Gonna have to build some new sides for the trailer. They need to be removable. I'm debating the height, 3' or 4'. Frame dimensions are a little funky, being 5'W x 8'6"L. A standard 4x8 plywood sheet needs extensions for the sides for coverage. I'll be hauling rounds and splits, plus loads of slash, so the height comes into play. If I go 4' tall sides, I can haul 1.32 cord of splits, which pretty much max's the axle rating (#3500 lb.) I'll probably use expanded metal for the sides, not plywood, so I can have panels that don't require multiple pieces, and weigh a bit less. But 4' tall sides on a trailer? I'm interested in you're thoughts. Thanks, JB


----------



## smokinj (May 6, 2011)

3 foot will put you at your weight load stacked.


----------



## SolarAndWood (May 6, 2011)

I like the tall sides.  It may be pushin it when loaded with locust or beech, but is just right for mulch.  Given the density of the wood you are usually hauling home, I'd go high.


----------



## xman23 (May 6, 2011)

Solar, that looks way overloaded. Hope you weren't pulling it very far.


----------



## Beetle-Kill (May 6, 2011)

I'll be hauling Lodgepole Pine, not wet oak. The charts I've seen show a cord of 20%MC pine at about #2400lbs. Bump that by 1.32, and I get less than #3200lbs. Add the other stuff and I'd be max'ed out. with splits. Brush/slash, I'm thinking tall sides . Just really want to hear what has worked for others. Thanks, JB


----------



## ROBERT F (May 6, 2011)

I haul in a trailer with 6 foot tall sides.  removable metal panels. 2x3 11 ga box frame, 2x2 cross supports.  5x10 10000 pound dump.  the tall sides are amazing, just remember that the taller you go the more it sways, more it wants to tip over, and more wind it catches going down the road.


----------



## Beetle-Kill (May 6, 2011)

Pineburner- I wish my trailer was a dump, that would be sweet. I'd love the taller sides (6'), but I know my axle won't. And I'm too cheap to upgrade right now. Plus, if I load the truck and trailer, I'm hauling about 2 cord over 11K. 45mph. over either Berthoud or through the tunnels on I-70 will make you pucker. (trust me.) :shut:


----------



## SolarAndWood (May 6, 2011)

xman23 said:
			
		

> Solar, that looks way overloaded. Hope you weren't pulling it very far.

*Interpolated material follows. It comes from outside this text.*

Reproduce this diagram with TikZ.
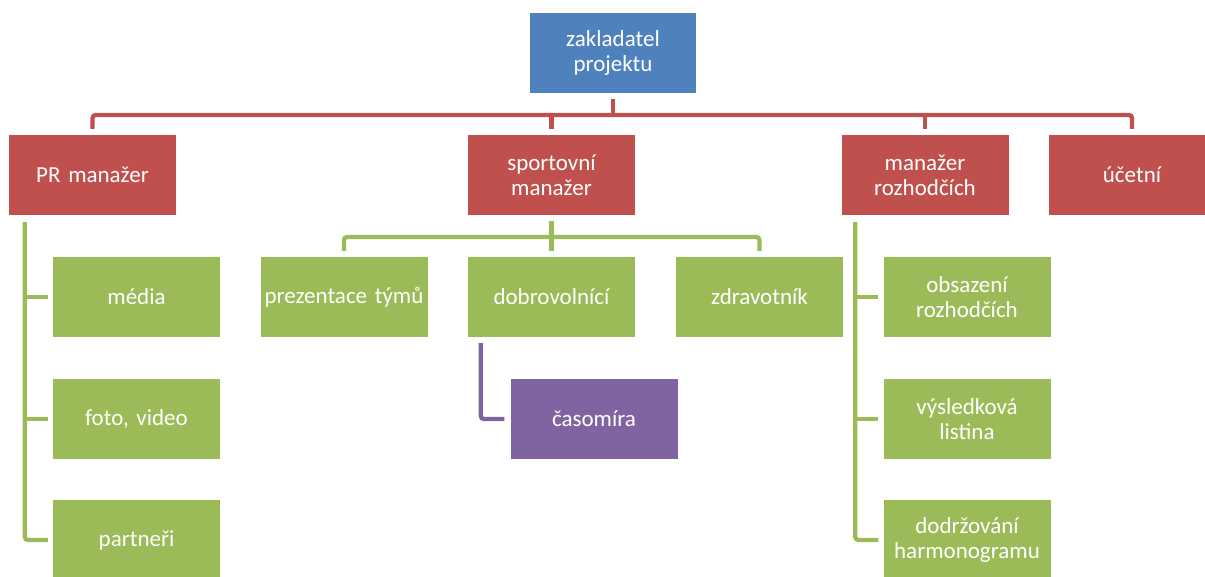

Looks can be deceiving.  5x8x3.5, 6,000 lb axle with brakes, 1100 lb trailer, LR E tires, 3/4 ton truck.  Most doesn't come from very far.  My last 30 cord has all come from within 10 miles of my house and I am pretty conservative with how I drive through the city with a load of wood.


----------



## MarkinNC (May 6, 2011)

I have 2 foot sides on my trailer.  It's not easy to remove from the stake pockets either.  That is about as high as I want to lift.


----------



## jeff_t (May 6, 2011)

MarkinNC said:
			
		

> I have 2 foot sides on my trailer.  It's not easy to remove from the stake pockets either.  That is about as high as I want to lift.



Yep. But I have a 16' car hauler with 3500 lb axles. I have no problem overloading it with 2' sides (actually closer to 20"). I find it pretty easy to lift all but the big ones over the side. Sixteen feet is too far to roll it all from the back, but 8.5' wouldn't be too bad. I'd vote for 3'.


----------